The first link, an article by ESPN, is a normal "Lets love Vick and his comeback story" that we've all read billlions of times. One thing stood out to me though.

"The problem was that I wasn't given the liberty to do certain things when I was young. The reason I became a better player was because I came to Philly," he said. (Vick)

I'd be interested in a follow up question here. What are the things he's speaking about? I have always assumed the circus that was Vick's time in Atlanta was created by many things. 1) His inability to study and work like a NFL QB, and 2) Head coaches coddling him like a infant, and 3) a very bad scheme, built around one player. I thought that Vick was doing what he wanted (running after seeing option 1 covered).

"In the GQ interview and in another with ESPN The Magazine, for issues scheduled to go on sale Aug. 24, Vick said he needed a change of scenery after six years with the Atlanta Falcons, the team that drafted him No. 1 overall in 2001 from Virginia Tech."

Whether or not you still love Vick, I think we can all agree that he needed a change of scenery, and probably never would have been the QB he is with the Eagles, if he had stayed with us.

"I had lost confidence and was losing my love of the game. Football wasn't fun anymore," Vick told ESPN The Magazine. "If I had stayed in Atlanta, I'd be a year or two away from retiring. In the NFL, schemes make great quarterbacks," he added in the ESPN The Magazine interview. "I love Atlanta, but I wish now I would have been drafted by the Eagles."

Ouch. It hurts to hear him say it, but it's not expected. He is a great QB for the Eagles now, and it seems, having a much better life in Philly. True, but it still hurts.

It has been widely presumed that Vick's 21 months in federal prison after pleading guilty to financing a dogfighting ring altered his perspective. But Vick told GQ that prison wasn't where he decided to make changes."No ... I had changed my life long before then. I was just with the wrong team at the wrong time," Vick told GQ."I was turning the corner. I was cutting my braids off. I was changing my life. I wanted to live the life where football and family were the only things that mattered. I was ready to do it. I felt like time was running out on my career. I needed focus," he said, according to GQ.

That's interesting. I always assumed he had to go to prison to have his revelation. Apparently according to Vick, he had already made changes. Did he actually do that? Had he started down the right path, but had his past catch him? I don't know, and have no way of truly knowing, but it seems to be a stretch.

So, would he still be an elite quarterback if he'd never went to prison or was never discovered to have been involved in dogfighting? "Only if I had gotten traded to the Philadelphia Eagles," he told the magazine. "They never tried to change me."

 

What does he mean here?  What exactly did the ATL coaches and management try and change? It seems to me, from the outside, that he needed to change.

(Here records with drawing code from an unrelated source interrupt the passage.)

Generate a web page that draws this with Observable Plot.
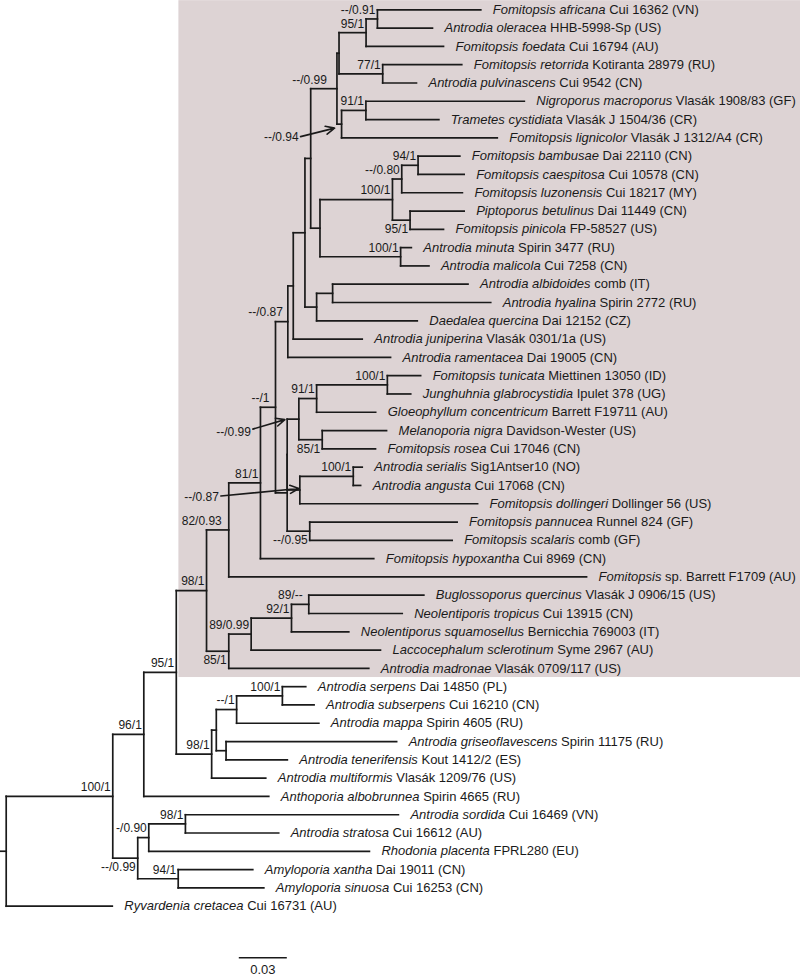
<!DOCTYPE html>
<html><head><meta charset="utf-8">
<script src="https://cdn.jsdelivr.net/npm/d3@7"></script>
<script src="https://cdn.jsdelivr.net/npm/@observablehq/plot@0.6"></script>
<style>
html,body{margin:0;padding:0;background:#fff}
#chart svg{display:block}
</style>
</head><body><div id="chart"></div>
<script>
// ---- Leaves (top to bottom) ----
const leafTaxa = [
"Fomitopsis africana","Antrodia oleracea","Fomitopsis foedata","Fomitopsis retorrida","Antrodia pulvinascens",
"Nigroporus macroporus","Trametes cystidiata","Fomitopsis lignicolor","Fomitopsis bambusae","Fomitopsis caespitosa",
"Fomitopsis luzonensis","Piptoporus betulinus","Fomitopsis pinicola","Antrodia minuta","Antrodia malicola",
"Antrodia albidoides","Antrodia hyalina","Daedalea quercina","Antrodia juniperina","Antrodia ramentacea",
"Fomitopsis tunicata","Junghuhnia glabrocystidia","Gloeophyllum concentricum","Melanoporia nigra","Fomitopsis rosea",
"Antrodia serialis","Antrodia angusta","Fomitopsis dollingeri","Fomitopsis pannucea","Fomitopsis scalaris",
"Fomitopsis hypoxantha","Fomitopsis","Buglossoporus quercinus","Neolentiporis tropicus","Neolentiporus squamosellus",
"Laccocephalum sclerotinum","Antrodia madronae","Antrodia serpens","Antrodia subserpens","Antrodia mappa",
"Antrodia griseoflavescens","Antrodia tenerifensis","Antrodia multiformis","Anthoporia albobrunnea","Antrodia sordida",
"Antrodia stratosa","Rhodonia placenta","Amyloporia xantha","Amyloporia sinuosa","Ryvardenia cretacea"];
const leafVouchers = [
"Cui 16362 (VN)","HHB-5998-Sp (US)","Cui 16794 (AU)","Kotiranta 28979 (RU)","Cui 9542 (CN)",
"Vlasák 1908/83 (GF)","Vlasák J 1504/36 (CR)","Vlasák J 1312/A4 (CR)","Dai 22110 (CN)","Cui 10578 (CN)",
"Cui 18217 (MY)","Dai 11449 (CN)","FP-58527 (US)","Spirin 3477 (RU)","Cui 7258 (CN)",
"comb (IT)","Spirin 2772 (RU)","Dai 12152 (CZ)","Vlasák 0301/1a (US)","Dai 19005 (CN)",
"Miettinen 13050 (ID)","Ipulet 378 (UG)","Barrett F19711 (AU)","Davidson-Wester (US)","Cui 17046 (CN)",
"Sig1Antser10 (NO)","Cui 17068 (CN)","Dollinger 56 (US)","Runnel 824 (GF)","comb (GF)",
"Cui 8969 (CN)","sp. Barrett F1709 (AU)","Vlasák J 0906/15 (US)","Cui 13915 (CN)","Bernicchia 769003 (IT)",
"Syme 2967 (AU)","Vlasák 0709/117 (US)","Dai 14850 (PL)","Cui 16210 (CN)","Spirin 4605 (RU)",
"Spirin 11175 (RU)","Kout 1412/2 (ES)","Vlasák 1209/76 (US)","Spirin 4665 (RU)","Cui 16469 (VN)",
"Cui 16612 (AU)","FPRL280 (EU)","Dai 19011 (CN)","Cui 16253 (CN)","Cui 16731 (AU)"];
const leafParents = [
"n091","n091","n95","n77","n77","n91","n91","B","n94","n94",
"n080","n95b","n95b","n100b","n100b","nAH","nAH","I","F","G",
"n100c","n100c","n91b","n85","n85","n100d","n100d","M","O","O",
"J","L","P","P","Q","R","S","Y","Y","Z",
"AA","AA","W","AB","AG","AG","AE","AF","AF","root"];
const leafLengths = [
0.0646,0.0344,0.0484,0.0494,0.0211,0.0990,0.0456,0.0973,0.0261,0.0288,
0.0379,0.0338,0.0209,0.0067,0.0177,0.0846,0.0988,0.0629,0.0431,0.0642,
0.0208,0.0146,0.0369,0.0402,0.0333,0.0056,0.0046,0.1111,0.0921,0.0890,
0.0708,0.2236,0.0719,0.0584,0.0358,0.0808,0.0875,0.0146,0.0198,0.0514,
0.1066,0.0383,0.0338,0.0781,0.1331,0.0583,0.1379,0.0466,0.0535,0.0663];

// ---- Internal nodes ----
const nodeIds = ["root","AC","AB","AD","V","U","W","L","S","J","H","G","K","K2","F","E","C","I","AB2","D",
"A","B","n95","n77","n091","n91","n100a","n100b","n080","n95b","n94","nAH","N","M","O","n91b","n85","n100c","n100d",
"R","Q","P","X","Z","AA","Y","AE","AF","AG"];
const nodeParents = [null,"root","AC","AC","AB","V","V","U","U","L","J","H","H","K","G","F","E","E","C","C",
"AB2","AB2","A","A","n95","B","D","D","n100a","n100a","n080","I","K2","K2","K","N","N","n91b","M",
"S","R","Q","W","X","X","Z","AD","AD","AE"];
const nodeLengths = [0,0.0666,0.0194,0.0156,0.0203,0.0189,0.0221,0.0139,0.0139,0.0198,0.0094,0.0077,0.0073,0,0.0034,0.0073,0.0036,0.0073,0.0164,0.0058,
0.0013,0.0029,0.0169,0.0273,0.0071,0.0152,0.0453,0.0504,0.0058,0.0110,0.0102,0.0100,0.0073,0.0079,0.0141,0.0111,0.0146,0.0442,0.0334,
0.0140,0.0252,0.0108,0.0029,0.0127,0.0061,0.0286,0.0069,0.0253,0.0229];
const nodeSupport = ["","100/1","96/1","--/0.99","95/1","98/1","98/1","82/0.93","85/1","81/1","--/1","--/0.87","","","","","","","--/0.99","",
"","--/0.94","95/1","77/1","--/0.91","91/1","100/1","100/1","--/0.80","95/1","94/1","","--/0.99","--/0.87","--/0.95","91/1","85/1","100/1","100/1",
"89/0.99","92/1","89/--","","--/1","","100/1","-/0.90","94/1","98/1"];
const rootStub = 0.0036;
const scaleBarLength = 0.03;
const highlightClade = "U";

// ---- layout / style ----
const labelsBelow = new Set(["AD","S","n95b","n85","O"]);
const labelShift = {AB2:-8, L:-5, P:-4, H:-4, G:-3};
const callouts = {
  B: {textDx:-43, textDy:13, fromDx:-41, fromDy:12.5, toDx:-7, toDy:4},
  N: {textDx:-48, textDy:13, fromDx:-46, fromDy:10, toDx:-14, toDy:0.5},
  M: {textDx:-81, textDy:7.6, fromDx:-79, fromDy:6, toDx:-1, toDy:-1.5}
};
const xDomain = [0, 0.4964], xRange = [5.7, 800];
const yDomain = [0, 49], yRange = [9.3, 905.7];
const kx = (xRange[1]-xRange[0])/(xDomain[1]-xDomain[0]);
const ky = (yRange[1]-yRange[0])/(yDomain[1]-yDomain[0]);
const INK = "#1a1a1a";

// ---- build tree ----
const nodes = new Map();
nodeIds.forEach((id,i)=>nodes.set(id,{id,parent:nodeParents[i],len:nodeLengths[i],support:nodeSupport[i],children:[]}));
leafTaxa.forEach((t,i)=>nodes.set("leaf"+i,{id:"leaf"+i,parent:leafParents[i],len:leafLengths[i],support:"",children:[],leaf:true,row:i,taxon:t,voucher:leafVouchers[i]}));
for (const n of nodes.values()) if (n.parent) nodes.get(n.parent).children.push(n);
function setDepth(n,d){n.depth=d;n.children.forEach(c=>setDepth(c,d+c.len));}
const root = nodes.get("root");
setDepth(root,0);
function setY(n){ if(n.leaf) return (n.y=n.row); const ys=n.children.map(setY); n.y=(Math.min(...ys)+Math.max(...ys))/2; return n.y; }
setY(root);
function leafRows(n){ return n.leaf ? [n.row] : n.children.flatMap(leafRows); }

const all = [...nodes.values()];
const segs = [];
for (const n of all) {
  if (n.parent) { const p = nodes.get(n.parent); segs.push({x1:p.depth,x2:n.depth,y1:n.y,y2:n.y}); }
  if (!n.leaf) { const ys=n.children.map(c=>c.y); segs.push({x1:n.depth,x2:n.depth,y1:Math.min(...ys),y2:Math.max(...ys)}); }
}
segs.push({x1:-rootStub,x2:0,y1:root.y,y2:root.y});

const leaves = all.filter(n=>n.leaf);
const internals = all.filter(n=>!n.leaf && n.support);
const labX = n => n.depth + (labelShift[n.id]||0)/kx;
const supAbove = internals.filter(n=>!labelsBelow.has(n.id) && !callouts[n.id]);
const supBelow = internals.filter(n=>labelsBelow.has(n.id));
const callData = internals.filter(n=>callouts[n.id]).map(n=>{const c=callouts[n.id];return {
  support:n.support,
  tx:n.depth+c.textDx/kx, ty:n.y+c.textDy/ky,
  x1:n.depth+c.fromDx/kx, y1:n.y+c.fromDy/ky,
  x2:n.depth+c.toDx/kx, y2:n.y+c.toDy/ky};});

const hl = nodes.get(highlightClade);
const hlRows = leafRows(hl);
const hlParent = nodes.get(hl.parent);
const box = [{x1:hlParent.depth+2.6/kx, x2:xDomain[1], y1:Math.min(...hlRows)-0.5, y2:Math.max(...hlRows)+0.5}];

const sbStart = (238.3 - xRange[0])/kx;
const sbY = (957.3 - yRange[0])/ky;
const scaleBar = [{x1:sbStart, x2:sbStart+scaleBarLength, y:sbY, label:String(scaleBarLength)}];

const plot = Plot.plot({
  width:800, height:977,
  marginTop:0, marginRight:0, marginBottom:0, marginLeft:0,
  x:{domain:xDomain, range:xRange, axis:null},
  y:{domain:yDomain, range:yRange, axis:null},
  style:{fontFamily:'"Liberation Sans", Arial, sans-serif', fontSize:"12px", background:"#fff", color:INK},
  marks:[
    Plot.rect(box,{x1:"x1",x2:"x2",y1:"y1",y2:"y2",fill:"#ddd3d4"}),
    Plot.link(segs,{x1:"x1",x2:"x2",y1:"y1",y2:"y2",stroke:INK,strokeWidth:1.7,strokeLinecap:"square"}),
    Plot.text(leaves,{x:"depth",y:"y",text:d=>d.taxon+"|"+d.voucher,dx:12,textAnchor:"start",fontSize:13,fill:INK,ariaLabel:"leaf-label"}),
    Plot.text(supAbove,{x:labX,y:"y",text:"support",dx:-2,dy:-9,textAnchor:"end",fontSize:12,fill:INK}),
    Plot.text(supBelow,{x:labX,y:"y",text:"support",dx:-2,dy:9,textAnchor:"end",fontSize:12,fill:INK}),
    Plot.text(callData,{x:"tx",y:"ty",text:"support",textAnchor:"end",fontSize:12,fill:INK}),
    Plot.arrow(callData,{x1:"x1",y1:"y1",x2:"x2",y2:"y2",stroke:INK,strokeWidth:1.6,headLength:9,headAngle:50}),
    Plot.link(scaleBar,{x1:"x1",x2:"x2",y1:"y",y2:"y",stroke:INK,strokeWidth:1.4}),
    Plot.text(scaleBar,{x:d=>(d.x1+d.x2)/2,y:"y",text:"label",dy:12,fontSize:13,fill:INK})
  ]
});
document.getElementById("chart").appendChild(plot);

// italic genus/species, roman voucher
const NS = "http://www.w3.org/2000/svg";
plot.querySelectorAll('text').forEach(t=>{
  if (!t.textContent.includes("|") || t.querySelector("tspan")) return;
  const [a,b] = t.textContent.split("|");
  t.textContent = "";
  const s1 = document.createElementNS(NS,"tspan"); s1.setAttribute("font-style","italic"); s1.textContent = a;
  const s2 = document.createElementNS(NS,"tspan"); s2.textContent = " " + b;
  t.append(s1,s2);
});
</script>
</body></html>
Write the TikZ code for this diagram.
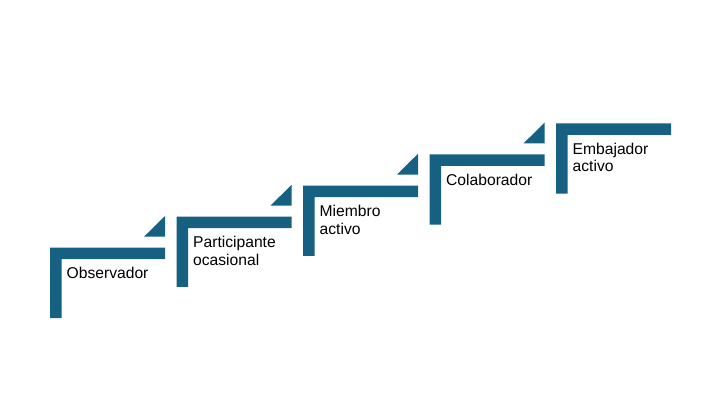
\documentclass[tikz,border=0pt]{standalone}
\usepackage{fontspec}
\setmainfont{Liberation Sans}
\definecolor{StairBlue}{RGB}{22, 96, 130}

\tikzset{steptext/.style={anchor=north west, align=left, inner sep=0pt, font=\fontsize{15.7}{17.7}\selectfont}}

\begin{document}
\begin{tikzpicture}[x=1bp, y=-1bp]
	\useasboundingbox (0, 0) rectangle (720, 405);
	\foreach \i/\txt in {0/Observador, 1/Participante\\ocasional, 2/Miembro\\activo, 3/Colaborador, 4/Embajador\\activo}{
		\begin{scope}[shift={(126.5*\i, -31.1*\i)}]
			\fill[StairBlue] (50, 247.7) -- ++(115, 0) -- ++(0, 11.5) -- ++(-103.3, 0) -- ++(0, 58.8) -- ++(-11.7, 0) -- cycle;
			\node[steptext] (step\i) at (66.5, 267.2) {\txt};
		\end{scope}
	}
	\foreach \i in {0, 1, 2, 3}{
		\fill[StairBlue, shift={(126.5*\i, -31.1*\i)}] (144, 236.7) -- (165, 236.7) -- (165, 216) -- cycle;
	}
\end{tikzpicture}
\end{document}
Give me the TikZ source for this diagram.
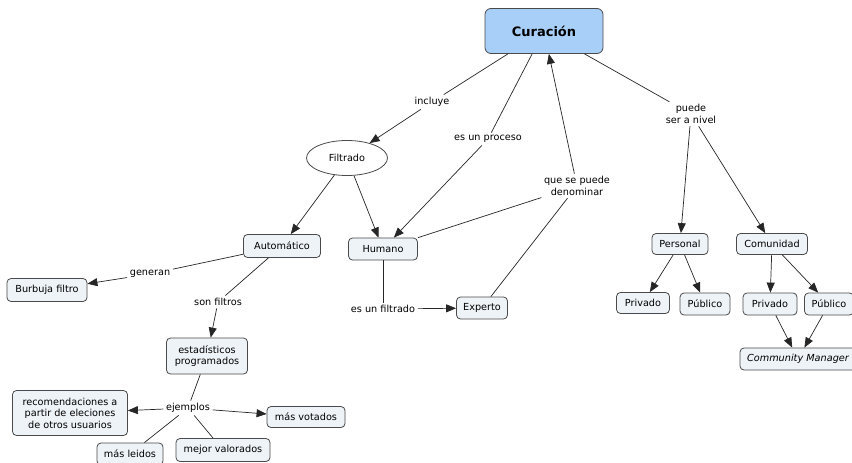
\documentclass[tikz,border=0pt]{standalone}
\usepackage{fontspec}
\setmainfont{DejaVu Sans}
\usetikzlibrary{arrows.meta,shapes.geometric}
\definecolor{boxfill}{HTML}{EEF3F7}
\definecolor{boxdraw}{HTML}{4A4A4A}
\definecolor{topfill}{HTML}{A8CFF8}
\begin{document}
\begin{tikzpicture}[x=1pt,y=-1pt,
  concept/.style={draw=boxdraw, fill=boxfill, rounded corners=4pt, line width=0.8pt, inner sep=0pt, font=\fontsize{9.7}{11.5}\selectfont, align=center},
  lbl/.style={inner sep=2.5pt, font=\fontsize{9.7}{11.5}\selectfont, align=center},
  conn/.style={draw=black!85, line width=0.7pt},
  arr/.style={conn, -{Triangle[length=10pt,width=8pt]}},
]
\fill[white] (0,0) rectangle (852,463);
\useasboundingbox (0,0) rectangle (852,463);

% concepts
\node[concept, fill=topfill, minimum width=118, minimum height=45, rounded corners=6pt, font=\bfseries\fontsize{13}{15}\selectfont] (cur) at (544,31) {Curación};
\node[draw=boxdraw, fill=white, ellipse, line width=0.8pt, minimum width=81, minimum height=35, inner sep=0pt, font=\fontsize{9.7}{11.5}\selectfont] (filt) at (347,158) {Filtrado};
\node[concept, minimum width=77, minimum height=23] (auto) at (282,246) {Automático};
\node[concept, minimum width=69, minimum height=22] (hum) at (383,249) {Humano};
\node[concept, minimum width=51, minimum height=22] (exp) at (482,308) {Experto};
\node[concept, minimum width=80, minimum height=23] (burb) at (47,290) {Burbuja filtro};
\node[concept, minimum width=81, minimum height=36] (estad) at (207,356) {estadísticos\\programados};
\node[concept, minimum width=115, minimum height=45] (recom) at (70,413) {recomendaciones a\\partir de eleciones\\de otros usuarios};
\node[concept, minimum width=78, minimum height=21] (vot) at (306,417) {más votados};
\node[concept, minimum width=66, minimum height=22] (leid) at (130,454) {más leidos};
\node[concept, minimum width=94, minimum height=23] (mejor) at (223,450) {mejor valorados};
\node[concept, minimum width=56, minimum height=21] (pers) at (680,244) {Personal};
\node[concept, minimum width=71, minimum height=21] (com) at (772,244) {Comunidad};
\node[concept, minimum width=53, minimum height=21] (priv1) at (643,303) {Privado};
\node[concept, minimum width=50, minimum height=22] (pub1) at (705,304) {Público};
\node[concept, minimum width=54, minimum height=22] (priv2) at (770,304) {Privado};
\node[concept, minimum width=49, minimum height=22] (pub2) at (829,304) {Público};
\node[concept, minimum width=116, minimum height=22, font=\itshape\fontsize{9.7}{11.5}\selectfont] (cm) at (798,359) {Community Manager};

% linking labels
\node[lbl] (incl) at (432,102) {incluye};
\node[lbl] (esproc) at (488,139) {es un proceso};
\node[lbl] (quese) at (577,186) {que se puede\\denominar};
\node[lbl] (puede) at (691,114) {puede\\ser a nivel};
\node[lbl] (gen) at (150,274) {generan};
\node[lbl] (sonf) at (218,302) {son filtros};
\node[lbl] (esfil) at (383,309) {es un filtrado};
\node[lbl] (ejem) at (188,408) {ejemplos};

% connectors
\draw[conn] (cur) -- (incl);
\draw[arr] (incl) -- (filt);
\draw[conn] (cur) -- (esproc);
\draw[arr] (esproc) -- (hum);
\draw[conn] (hum) -- (quese);
\draw[conn] (exp) -- (quese);
\draw[arr] (quese) -- (cur);
\draw[conn] (cur) -- (puede);
\draw[arr] (puede) -- (pers);
\draw[arr] (puede) -- (com);
\draw[arr] (filt) -- (auto);
\draw[arr] (filt) -- (hum);
\draw[conn] (auto) -- (gen);
\draw[arr] (gen) -- (burb);
\draw[conn] (auto) -- (sonf);
\draw[arr] (sonf) -- (estad);
\draw[conn] (hum) -- (esfil);
\draw[arr] (esfil) -- (exp);
\draw[conn] (estad) -- (ejem);
\draw[arr] (ejem) -- (recom);
\draw[arr] (ejem) -- (vot);
\draw[conn] (ejem) -- (leid);
\draw[conn] (ejem) -- (mejor);
\draw[arr] (pers) -- (priv1);
\draw[arr] (pers) -- (pub1);
\draw[arr] (com) -- (priv2);
\draw[arr] (com) -- (pub2);
\draw[arr] (priv2) -- (cm);
\draw[arr] (pub2) -- (cm);
\end{tikzpicture}
\end{document}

Is everything we heard wrong? I am very interested. This article seems to infer that all Philly had to do, was let Vick be Vick. I always assumed he went to prison, made some internal changes, and came back with a passion he never had in Atlanta to study and practice. I always assumed we let him run way too much, because he couldn't be a pocket passer. Is Vick saying we changed him into that? Lots of questions that may never be answered.

Article 2 is a follow up article concerning Goodell pushing Vick to Philly. I don't think he did, but it has this exerp:

To think that Vick would have become what he's become while riding the bench behind Palmer or even while starting games for Buffalo is to underestimate the work the Eagles did with him once they got their hands on him. If this is going to be a controversy, people had better come at it with all of the facts. Sure, it's possible Goodell wanted Vick in Philadelphia. But if he did, it had nothing to do with wanting to help the Eagles. They did that on their own.

First of all Goodell should never, ever, help determine in any way where a free agent player goes. That shouldn't have to be said.

Second, apparently the Eagles did change Vick. It shows up in every article. How much work they put into him; how he works so much harder; how it took a coach like Reid to show him the way. Those things all seem to point to a changed man. Not a man who didn't need changed.